--- RAW DATA ---

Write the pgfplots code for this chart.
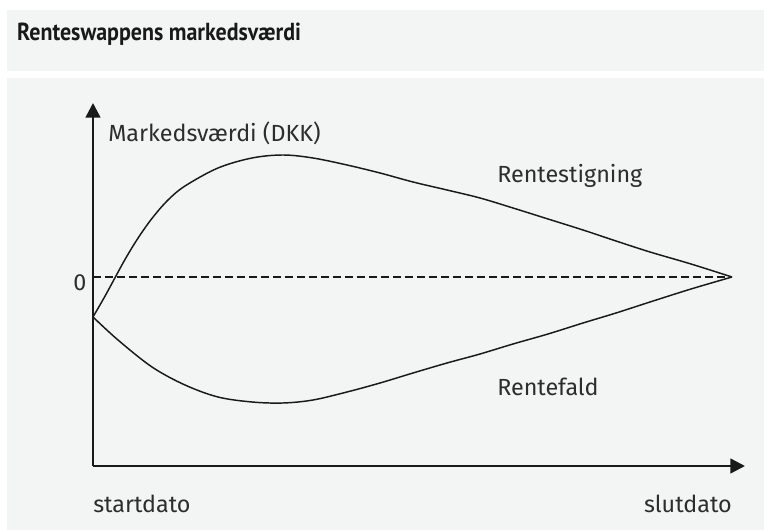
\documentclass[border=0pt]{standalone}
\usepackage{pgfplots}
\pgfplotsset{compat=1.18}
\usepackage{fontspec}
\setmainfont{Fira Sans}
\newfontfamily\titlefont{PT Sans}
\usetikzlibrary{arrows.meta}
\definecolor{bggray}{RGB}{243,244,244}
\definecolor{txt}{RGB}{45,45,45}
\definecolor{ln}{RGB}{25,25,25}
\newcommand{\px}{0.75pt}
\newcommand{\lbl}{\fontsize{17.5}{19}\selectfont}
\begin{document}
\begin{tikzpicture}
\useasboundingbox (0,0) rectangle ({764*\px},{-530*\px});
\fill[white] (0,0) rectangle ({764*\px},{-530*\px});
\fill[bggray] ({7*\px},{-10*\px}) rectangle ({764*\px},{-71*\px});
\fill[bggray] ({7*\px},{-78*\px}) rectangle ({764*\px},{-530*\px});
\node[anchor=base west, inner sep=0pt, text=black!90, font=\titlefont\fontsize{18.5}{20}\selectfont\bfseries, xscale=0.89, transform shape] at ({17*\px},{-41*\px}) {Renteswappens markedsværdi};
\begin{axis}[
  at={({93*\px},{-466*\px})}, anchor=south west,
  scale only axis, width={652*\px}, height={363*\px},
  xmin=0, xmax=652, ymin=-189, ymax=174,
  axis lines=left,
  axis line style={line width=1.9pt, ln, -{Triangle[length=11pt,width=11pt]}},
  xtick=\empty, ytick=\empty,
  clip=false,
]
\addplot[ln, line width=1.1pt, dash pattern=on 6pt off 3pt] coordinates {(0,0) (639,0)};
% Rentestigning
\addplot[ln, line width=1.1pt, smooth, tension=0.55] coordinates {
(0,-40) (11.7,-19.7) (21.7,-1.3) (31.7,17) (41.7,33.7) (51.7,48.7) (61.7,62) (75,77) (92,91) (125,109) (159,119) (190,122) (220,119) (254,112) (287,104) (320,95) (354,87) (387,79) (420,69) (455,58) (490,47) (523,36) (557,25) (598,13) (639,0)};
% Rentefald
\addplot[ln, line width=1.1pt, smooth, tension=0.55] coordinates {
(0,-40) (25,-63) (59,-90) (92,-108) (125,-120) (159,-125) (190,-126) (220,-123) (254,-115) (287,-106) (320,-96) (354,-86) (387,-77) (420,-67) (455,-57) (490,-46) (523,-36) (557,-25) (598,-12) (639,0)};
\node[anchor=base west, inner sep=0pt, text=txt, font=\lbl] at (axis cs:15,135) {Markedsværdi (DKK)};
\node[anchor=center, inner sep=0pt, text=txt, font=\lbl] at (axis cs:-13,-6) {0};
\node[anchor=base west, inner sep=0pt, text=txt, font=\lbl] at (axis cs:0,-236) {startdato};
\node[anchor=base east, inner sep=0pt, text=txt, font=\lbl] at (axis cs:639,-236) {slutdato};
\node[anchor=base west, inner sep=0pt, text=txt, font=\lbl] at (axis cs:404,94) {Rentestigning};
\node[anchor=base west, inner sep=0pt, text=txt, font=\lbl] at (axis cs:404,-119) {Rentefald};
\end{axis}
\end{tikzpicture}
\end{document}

---

Leave out all pictures, then copy the remaining material exactly.

Write the pgfplots code for this chart.
\documentclass[border=0pt]{standalone}
\usepackage{pgfplots}
\pgfplotsset{compat=1.18}
\usepackage{fontspec}
\setmainfont{Fira Sans}
\newfontfamily\titlefont{PT Sans}
\usetikzlibrary{arrows.meta}
\definecolor{bggray}{RGB}{243,244,244}
\definecolor{txt}{RGB}{45,45,45}
\definecolor{ln}{RGB}{25,25,25}
\newcommand{\px}{0.75pt}
\newcommand{\lbl}{\fontsize{17.5}{19}\selectfont}
\begin{document}
\begin{tikzpicture}
\useasboundingbox (0,0) rectangle ({764*\px},{-530*\px});
\fill[white] (0,0) rectangle ({764*\px},{-530*\px});
\fill[bggray] ({7*\px},{-10*\px}) rectangle ({764*\px},{-71*\px});
\fill[bggray] ({7*\px},{-78*\px}) rectangle ({764*\px},{-530*\px});
\node[anchor=base west, inner sep=0pt, text=black!90, font=\titlefont\fontsize{18.5}{20}\selectfont\bfseries, xscale=0.89, transform shape] at ({17*\px},{-41*\px}) {Renteswappens markedsværdi};
\begin{axis}[
  at={({93*\px},{-466*\px})}, anchor=south west,
  scale only axis, width={652*\px}, height={363*\px},
  xmin=0, xmax=652, ymin=-189, ymax=174,
  axis lines=left,
  axis line style={line width=1.9pt, ln, -{Triangle[length=11pt,width=11pt]}},
  xtick=\empty, ytick=\empty,
  clip=false,
]
\addplot[ln, line width=1.1pt, dash pattern=on 6pt off 3pt] coordinates {(0,0) (639,0)};
% Rentestigning
\addplot[ln, line width=1.1pt, smooth, tension=0.55] coordinates {
(0,-40) (11.7,-19.7) (21.7,-1.3) (31.7,17) (41.7,33.7) (51.7,48.7) (61.7,62) (75,77) (92,91) (125,109) (159,119) (190,122) (220,119) (254,112) (287,104) (320,95) (354,87) (387,79) (420,69) (455,58) (490,47) (523,36) (557,25) (598,13) (639,0)};
% Rentefald
\addplot[ln, line width=1.1pt, smooth, tension=0.55] coordinates {
(0,-40) (25,-63) (59,-90) (92,-108) (125,-120) (159,-125) (190,-126) (220,-123) (254,-115) (287,-106) (320,-96) (354,-86) (387,-77) (420,-67) (455,-57) (490,-46) (523,-36) (557,-25) (598,-12) (639,0)};
\node[anchor=base west, inner sep=0pt, text=txt, font=\lbl] at (axis cs:15,135) {Markedsværdi (DKK)};
\node[anchor=center, inner sep=0pt, text=txt, font=\lbl] at (axis cs:-13,-6) {0};
\node[anchor=base west, inner sep=0pt, text=txt, font=\lbl] at (axis cs:0,-236) {startdato};
\node[anchor=base east, inner sep=0pt, text=txt, font=\lbl] at (axis cs:639,-236) {slutdato};
\node[anchor=base west, inner sep=0pt, text=txt, font=\lbl] at (axis cs:404,94) {Rentestigning};
\node[anchor=base west, inner sep=0pt, text=txt, font=\lbl] at (axis cs:404,-119) {Rentefald};
\end{axis}
\end{tikzpicture}
\end{document}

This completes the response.